Copy the first line of the entries below and every line after it through the line containing "const H = 531;". Do not include pictures.
======== Stored data ========
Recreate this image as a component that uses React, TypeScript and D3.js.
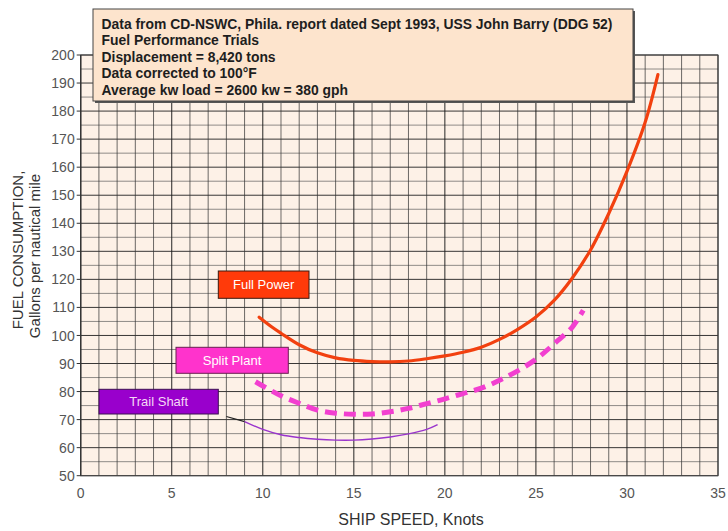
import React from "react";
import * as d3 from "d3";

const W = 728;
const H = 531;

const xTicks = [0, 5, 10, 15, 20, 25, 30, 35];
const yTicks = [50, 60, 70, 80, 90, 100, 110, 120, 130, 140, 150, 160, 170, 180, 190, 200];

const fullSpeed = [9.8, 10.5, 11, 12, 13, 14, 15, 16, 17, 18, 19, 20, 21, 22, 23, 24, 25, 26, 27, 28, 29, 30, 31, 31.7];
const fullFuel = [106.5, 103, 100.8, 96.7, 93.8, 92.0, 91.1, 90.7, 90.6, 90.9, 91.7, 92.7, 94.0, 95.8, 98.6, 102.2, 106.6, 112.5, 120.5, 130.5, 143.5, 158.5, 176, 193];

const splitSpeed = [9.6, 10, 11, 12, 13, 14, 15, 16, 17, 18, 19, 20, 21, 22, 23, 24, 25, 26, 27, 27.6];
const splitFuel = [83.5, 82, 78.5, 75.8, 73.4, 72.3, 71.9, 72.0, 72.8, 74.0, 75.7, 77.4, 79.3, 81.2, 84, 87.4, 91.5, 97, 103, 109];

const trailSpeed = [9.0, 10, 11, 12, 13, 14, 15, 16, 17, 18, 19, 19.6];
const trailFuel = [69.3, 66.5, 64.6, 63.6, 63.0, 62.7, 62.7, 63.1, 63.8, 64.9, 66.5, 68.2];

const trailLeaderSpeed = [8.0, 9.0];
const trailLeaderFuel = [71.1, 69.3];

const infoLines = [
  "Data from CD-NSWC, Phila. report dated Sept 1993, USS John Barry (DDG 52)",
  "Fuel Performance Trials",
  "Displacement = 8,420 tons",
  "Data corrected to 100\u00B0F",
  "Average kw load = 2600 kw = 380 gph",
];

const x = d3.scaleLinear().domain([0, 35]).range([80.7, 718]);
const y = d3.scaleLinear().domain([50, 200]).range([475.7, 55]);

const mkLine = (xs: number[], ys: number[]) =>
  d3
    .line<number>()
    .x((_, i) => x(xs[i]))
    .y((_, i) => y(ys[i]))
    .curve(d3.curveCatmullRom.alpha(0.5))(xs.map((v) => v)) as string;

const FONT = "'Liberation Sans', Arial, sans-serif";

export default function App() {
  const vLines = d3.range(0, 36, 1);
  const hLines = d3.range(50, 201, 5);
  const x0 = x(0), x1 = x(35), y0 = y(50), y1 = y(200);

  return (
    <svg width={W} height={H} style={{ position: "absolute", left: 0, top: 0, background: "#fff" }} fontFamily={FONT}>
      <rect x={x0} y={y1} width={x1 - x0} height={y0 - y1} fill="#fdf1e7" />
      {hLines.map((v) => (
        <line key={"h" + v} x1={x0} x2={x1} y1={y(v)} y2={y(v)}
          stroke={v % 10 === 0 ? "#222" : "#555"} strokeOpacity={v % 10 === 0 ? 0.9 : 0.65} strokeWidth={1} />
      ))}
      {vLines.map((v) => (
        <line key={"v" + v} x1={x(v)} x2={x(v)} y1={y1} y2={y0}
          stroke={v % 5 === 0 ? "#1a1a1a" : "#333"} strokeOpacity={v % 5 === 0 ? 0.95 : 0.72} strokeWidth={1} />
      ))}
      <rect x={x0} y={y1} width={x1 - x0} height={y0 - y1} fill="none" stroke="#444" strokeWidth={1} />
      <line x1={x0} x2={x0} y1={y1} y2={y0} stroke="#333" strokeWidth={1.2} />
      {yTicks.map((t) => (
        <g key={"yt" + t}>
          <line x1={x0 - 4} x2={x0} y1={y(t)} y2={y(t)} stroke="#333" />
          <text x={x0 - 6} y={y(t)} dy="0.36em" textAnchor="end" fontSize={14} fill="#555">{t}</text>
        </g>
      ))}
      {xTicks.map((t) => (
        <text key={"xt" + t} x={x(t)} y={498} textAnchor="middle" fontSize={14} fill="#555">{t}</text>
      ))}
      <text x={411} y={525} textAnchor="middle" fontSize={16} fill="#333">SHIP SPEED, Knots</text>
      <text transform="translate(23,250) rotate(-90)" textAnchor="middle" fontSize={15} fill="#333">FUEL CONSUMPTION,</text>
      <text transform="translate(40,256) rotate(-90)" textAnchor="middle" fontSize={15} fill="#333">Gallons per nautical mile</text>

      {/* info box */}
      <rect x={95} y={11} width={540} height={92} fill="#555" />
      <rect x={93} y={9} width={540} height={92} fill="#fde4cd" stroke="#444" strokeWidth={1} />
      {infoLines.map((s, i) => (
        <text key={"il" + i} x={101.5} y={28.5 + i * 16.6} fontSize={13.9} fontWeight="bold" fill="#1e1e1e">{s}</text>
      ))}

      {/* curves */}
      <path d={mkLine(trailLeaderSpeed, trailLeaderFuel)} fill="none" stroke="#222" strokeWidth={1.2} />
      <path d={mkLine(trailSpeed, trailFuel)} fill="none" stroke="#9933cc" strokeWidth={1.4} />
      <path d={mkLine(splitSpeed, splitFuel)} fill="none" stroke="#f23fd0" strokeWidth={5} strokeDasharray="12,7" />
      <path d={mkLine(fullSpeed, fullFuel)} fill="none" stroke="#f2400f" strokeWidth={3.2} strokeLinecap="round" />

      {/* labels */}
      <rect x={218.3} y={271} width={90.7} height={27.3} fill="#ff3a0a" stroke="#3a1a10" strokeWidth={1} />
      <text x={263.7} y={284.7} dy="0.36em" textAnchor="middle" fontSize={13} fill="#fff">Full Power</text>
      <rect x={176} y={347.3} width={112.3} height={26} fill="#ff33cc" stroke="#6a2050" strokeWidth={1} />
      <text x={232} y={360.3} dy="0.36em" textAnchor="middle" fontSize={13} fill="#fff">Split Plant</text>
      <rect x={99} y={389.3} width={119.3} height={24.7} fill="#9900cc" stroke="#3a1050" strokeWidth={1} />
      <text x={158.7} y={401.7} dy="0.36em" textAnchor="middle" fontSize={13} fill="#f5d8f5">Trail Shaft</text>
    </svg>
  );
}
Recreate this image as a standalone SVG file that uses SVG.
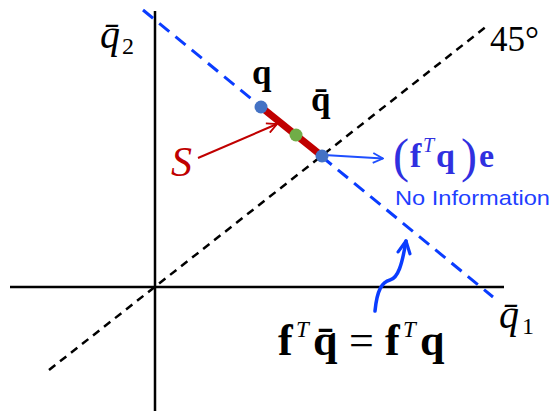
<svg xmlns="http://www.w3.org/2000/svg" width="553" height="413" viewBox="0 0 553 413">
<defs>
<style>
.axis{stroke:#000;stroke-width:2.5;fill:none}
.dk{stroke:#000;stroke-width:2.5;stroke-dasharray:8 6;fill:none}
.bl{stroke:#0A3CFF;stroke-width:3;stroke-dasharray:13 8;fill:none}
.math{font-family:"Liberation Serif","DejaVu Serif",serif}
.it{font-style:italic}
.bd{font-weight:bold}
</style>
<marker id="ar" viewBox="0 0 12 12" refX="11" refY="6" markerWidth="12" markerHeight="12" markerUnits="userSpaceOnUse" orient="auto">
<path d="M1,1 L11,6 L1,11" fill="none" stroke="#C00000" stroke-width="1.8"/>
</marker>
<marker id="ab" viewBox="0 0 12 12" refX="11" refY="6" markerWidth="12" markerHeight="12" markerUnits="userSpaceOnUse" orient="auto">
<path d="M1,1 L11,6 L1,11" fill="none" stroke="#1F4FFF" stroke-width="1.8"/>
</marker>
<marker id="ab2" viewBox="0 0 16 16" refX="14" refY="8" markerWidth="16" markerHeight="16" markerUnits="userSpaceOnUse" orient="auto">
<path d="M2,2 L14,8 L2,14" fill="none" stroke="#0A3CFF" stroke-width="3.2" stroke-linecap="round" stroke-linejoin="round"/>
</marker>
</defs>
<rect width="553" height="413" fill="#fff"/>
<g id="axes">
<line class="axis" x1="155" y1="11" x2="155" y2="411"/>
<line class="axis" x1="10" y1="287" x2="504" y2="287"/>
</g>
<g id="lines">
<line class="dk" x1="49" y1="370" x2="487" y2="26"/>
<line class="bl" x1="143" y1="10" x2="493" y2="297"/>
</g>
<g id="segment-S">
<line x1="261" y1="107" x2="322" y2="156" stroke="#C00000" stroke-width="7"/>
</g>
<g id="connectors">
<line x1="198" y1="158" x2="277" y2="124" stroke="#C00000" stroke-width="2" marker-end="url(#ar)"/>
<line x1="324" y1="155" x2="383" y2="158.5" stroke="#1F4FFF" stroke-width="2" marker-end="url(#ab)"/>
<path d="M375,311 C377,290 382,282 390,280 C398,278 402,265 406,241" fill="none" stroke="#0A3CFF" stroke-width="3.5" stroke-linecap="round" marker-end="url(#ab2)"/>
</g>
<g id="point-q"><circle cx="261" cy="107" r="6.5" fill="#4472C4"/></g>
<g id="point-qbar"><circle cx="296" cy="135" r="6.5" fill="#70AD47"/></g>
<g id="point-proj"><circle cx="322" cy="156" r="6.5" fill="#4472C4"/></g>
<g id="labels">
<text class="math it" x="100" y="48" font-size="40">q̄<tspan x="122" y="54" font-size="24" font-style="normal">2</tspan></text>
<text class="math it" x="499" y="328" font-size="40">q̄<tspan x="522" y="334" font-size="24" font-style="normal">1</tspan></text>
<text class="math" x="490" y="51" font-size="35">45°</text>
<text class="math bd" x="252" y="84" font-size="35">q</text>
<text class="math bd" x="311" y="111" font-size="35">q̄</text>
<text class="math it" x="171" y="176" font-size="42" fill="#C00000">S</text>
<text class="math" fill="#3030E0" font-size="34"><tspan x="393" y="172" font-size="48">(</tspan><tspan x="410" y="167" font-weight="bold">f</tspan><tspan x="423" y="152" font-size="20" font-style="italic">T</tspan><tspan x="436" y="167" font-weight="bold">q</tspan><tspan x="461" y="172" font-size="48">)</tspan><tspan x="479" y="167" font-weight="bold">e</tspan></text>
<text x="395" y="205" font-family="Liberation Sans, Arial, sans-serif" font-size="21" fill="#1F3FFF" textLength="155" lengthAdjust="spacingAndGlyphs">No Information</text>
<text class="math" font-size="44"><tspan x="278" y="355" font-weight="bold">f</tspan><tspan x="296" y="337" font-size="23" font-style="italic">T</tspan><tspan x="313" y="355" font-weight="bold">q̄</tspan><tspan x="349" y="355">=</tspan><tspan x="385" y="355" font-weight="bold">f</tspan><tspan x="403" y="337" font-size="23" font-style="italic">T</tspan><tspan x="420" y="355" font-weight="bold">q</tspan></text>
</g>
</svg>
========
* _Answer to the problem_:
Recreate this image as a component that uses React, TypeScript and D3.js.
import React from "react";
import * as d3 from "d3";

const W = 728;
const H = 531;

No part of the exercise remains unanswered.